Para podernos perdonar a nosotros en el nombre de Dios, debemos ser capaces de reconocer el verdadero rostro de Dios en Cristo. Sólo una visión real y humilde ante la Revelación plena dada por Él nos puede poner delante de Sus ministros y Sus enseñanzas. Sólo me puedo perdonar porque me sé amada hasta el extremo por Aquel, que me dice: Yo tampoco te condeno, vete y no peques más. Si no le confieso a Él como Salvador, si no reconozco su enseñanza y me comprometo a seguirla, si no me dejo guiar por quiénes tienen el poder de atar y desatar las deudas, mi deseo de perdonarme a mí misma, no puede ser más que una tregua provisional y la guerra civil retomará su fuerza implotadora en poco tiempo. Por el contrario, reconocer el perdón de Dios para mí, es la mejor forma de amarme a mí misma y ser humilde y benévola. Él sabe el barro del que hemos sido formados.

Cuando hemos mordido la mano de quien nos daba de comer, cuando somos capaces de llamar al bien, mal y al mal, bien. Cuando somos capaces de ensañarnos con el inocente justamente porque lo es, con el vulnerable porque tenemos poderosa ventaja, con aquel que dependía de nosotros y traicionamos su confianza o que nos creemos mejores que los demás y los humillamos con nuestra forma de «arreglar las cosas», y pasado el tiempo nos hemos ido encerrando en una caverna oscura de la que ya no sabemos salir, la luz nos hace daño y nos resistimos a dejarnos iluminar y calentar. Arremetemos contra todo el que se acerque, y si por accidente logramos ver nuestro rostro deformado en el que no quedan más trazos de quienes fuimos o debimos haber sido, la amargura nos lleva a ese lugar encerrado, de soledad y tristeza donde sólo nos queda ser devorados por esa bestia cruel, que ha logrado seducirnos con engaños en su trampa y ahora aislados nos puede devorar lentamente.

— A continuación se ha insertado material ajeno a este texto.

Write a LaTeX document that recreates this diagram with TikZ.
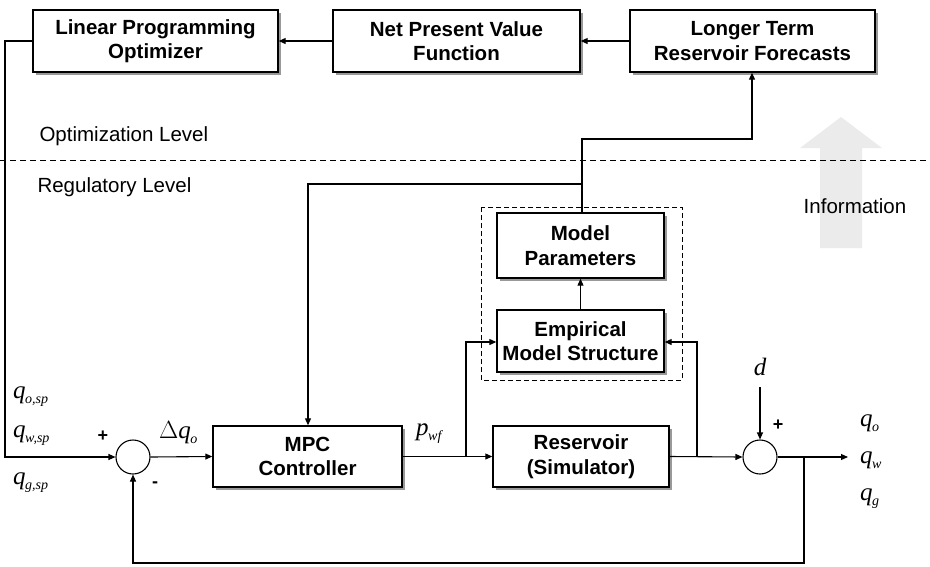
\documentclass[tikz,border=0pt]{standalone}
\usepackage{fontspec}
\setmainfont{Liberation Sans}
\newfontfamily\serifit[ItalicFont={Liberation Serif Italic}]{Liberation Serif}
\usetikzlibrary{arrows.meta,shadows}
% italic variable with an italic subscript
\newcommand{\qvar}[2]{{\serifit\fontsize{25}{27}\selectfont\itshape #1\kern-0.5pt\raisebox{-5pt}{\fontsize{14}{15}\selectfont #2}}}
\begin{document}
\begin{tikzpicture}[x=1pt,y=-1pt,
  blockbox/.style={draw,line width=1.4pt,fill=white,align=center,
    font=\fontsize{20.5}{24.5}\selectfont\bfseries,
    drop shadow={shadow xshift=3pt,shadow yshift=-3pt,fill=black!40,opacity=1}},
  sumnode/.style={draw,circle,line width=1.1pt,minimum size=34pt,inner sep=0pt,fill=white},
  conn/.style={line width=1.1pt,-{Triangle[length=7pt,width=6pt]}},
  lvl/.style={font=\fontsize{20.5}{22}\selectfont,anchor=west},
  sign/.style={font=\fontsize{18}{20}\selectfont\bfseries}]
\useasboundingbox (0,0) rectangle (930,566);

% information arrow in the background
\fill[black!8] (820,248) -- (820,148) -- (800,148) -- (841,117) -- (882,148) -- (862,148) -- (862,248) -- cycle;
\node[font=\fontsize{20.5}{22}\selectfont] (info) at (855,206) {Information};

% level separator
\draw[line width=1pt,dash pattern=on 6pt off 4pt] (0,160) -- (930,160);
\node[lvl] (optlvl) at (36,136) {Optimization Level};
\node[lvl] (reglvl) at (34,187) {Regulatory Level};

% identification boundary
\draw[line width=1pt,dash pattern=on 5pt off 3pt] (481,207) rectangle (682,380);

% blocks
\node[blockbox,minimum width=245pt,minimum height=62pt] (lpo) at (155.5,41) {Linear Programming\\Optimizer};
\node[blockbox,minimum width=247pt,minimum height=62pt] (npv) at (456.5,41) {Net Present Value\\Function};
\node[blockbox,minimum width=245pt,minimum height=62pt] (ltr) at (752.5,41) {Longer Term\\Reservoir Forecasts};
\node[blockbox,minimum width=167pt,minimum height=65pt] (mp) at (580.5,245.5) {Model\\Parameters};
\node[blockbox,minimum width=167pt,minimum height=62pt,inner xsep=1pt] (ems) at (580.5,341) {Empirical\\Model Structure};
\node[blockbox,minimum width=189pt,minimum height=61pt] (mpc) at (307.5,456.5) {MPC\\Controller};
\node[blockbox,minimum width=176pt,minimum height=61pt] (res) at (581,456.5) {Reservoir\\(Simulator)};
\node[sumnode] (s1) at (133,457) {};
\node[sumnode] (s2) at (760,457) {};

% junction points
\coordinate (lpoL) at (5,41);
\coordinate (lpoD) at (5,457);
\coordinate (pj) at (466,457);
\coordinate (pjU) at (466,342);
\coordinate (rj) at (697,457);
\coordinate (rjU) at (697,342);
\coordinate (oj) at (804,457);
\coordinate (ojD) at (804,563);
\coordinate (fbL) at (133,563);
\coordinate (mpUp) at (582,139);
\coordinate (ltrD) at (752,139);
\coordinate (mpj) at (582,184);
\coordinate (mpcU) at (308,184);
\coordinate (dtop) at (760,387);
\coordinate (outE) at (848,457);

% optimization layer
\draw[conn] (ltr.west) -- (npv.east);
\draw[conn] (npv.west) -- (lpo.east);
\draw[conn] (lpo.west) -- (lpoL) -- (lpoD) -- (s1.west);

% regulatory loop
\draw[conn] (s1.east) -- (mpc.west);
\draw[conn] (mpc.east) -- (res.west);
\draw[conn] (pj) -- (pjU) -- (pjU -| ems.west);
\draw[conn] (res.east) -- (s2.west);
\draw[conn] (rj) -- (rjU) -- (rjU -| ems.east);
\draw[conn] (s2.east) -- (outE);
\draw[conn] (oj) -- (ojD) -- (fbL) -- (s1.south);
\draw[conn] (dtop) -- (s2.north);

% model identification
\draw[conn] (ems.north) -- (mp.south);
\draw[conn] (mp.north -| mpUp) -- (mpUp) -- (ltrD) -- (ltr.south -| ltrD);
\draw[conn] (mpj) -- (mpcU) -- (mpc.north -| mpcU);

% signal labels
\node[anchor=base west,inner sep=0pt] (qosp) at (13,398) {\qvar{q}{o,sp}};
\node[anchor=base west,inner sep=0pt] (qwsp) at (13,437) {\qvar{q}{w,sp}};
\node[anchor=base west,inner sep=0pt] (qgsp) at (13,484) {\qvar{q}{g,sp}};
\node[sign] (plus1) at (103,436) {+};
\node[sign] (minus1) at (155,485) {-};
\node[anchor=base west,inner sep=0pt] (dq) at (159,438) {{\serifit\fontsize{25}{27}\selectfont$\Delta$}\qvar{q}{o}};
\node[anchor=base west,inner sep=0pt] (pwf) at (416,435) {\qvar{p}{wf}};
\node[anchor=base,inner sep=0pt] (dlab) at (760,375) {{\serifit\fontsize{25}{27}\selectfont\itshape d}};
\node[sign] (plus2) at (778,425) {+};
\node[anchor=base west,inner sep=0pt] (qo) at (860,426) {\qvar{q}{o}};
\node[anchor=base west,inner sep=0pt] (qw) at (860,463) {\qvar{q}{w}};
\node[anchor=base west,inner sep=0pt] (qg) at (860,500) {\qvar{q}{g}};
\end{tikzpicture}
\end{document}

En esas condiciones, sólo una gracia extraordinaria, tal vez arrancada del Cielo por un alma orante y sacrificada nos puede sacar de ese lugar de falsa seguridad y arrogante beneplácito. La persona ya obstinada y endurecida ha perdido los resortes naturales, ordinarios, sofocando la voz de su conciencia, endureciendo el corazón respecto del dolor de los pecados, huyendo de la verdad e incluso sintiendo repulsión hacia el bien y cualquiera que lo represente. Algo le dice que es tanto lo que ha trastornado, que es mejor no mirar para atrás y fingir una gran determinación y seguridad para «avanzar» sin mirar atrás. Son ciegos y sordos, entregados a sus obstinados corazones. Sin embargo, Jesús se entregó por nosotros cuando aún éramos pecadores (Rm 5,8), por eso no debemos rendirnos con nadie mientras es el tiempo de la Misericordia.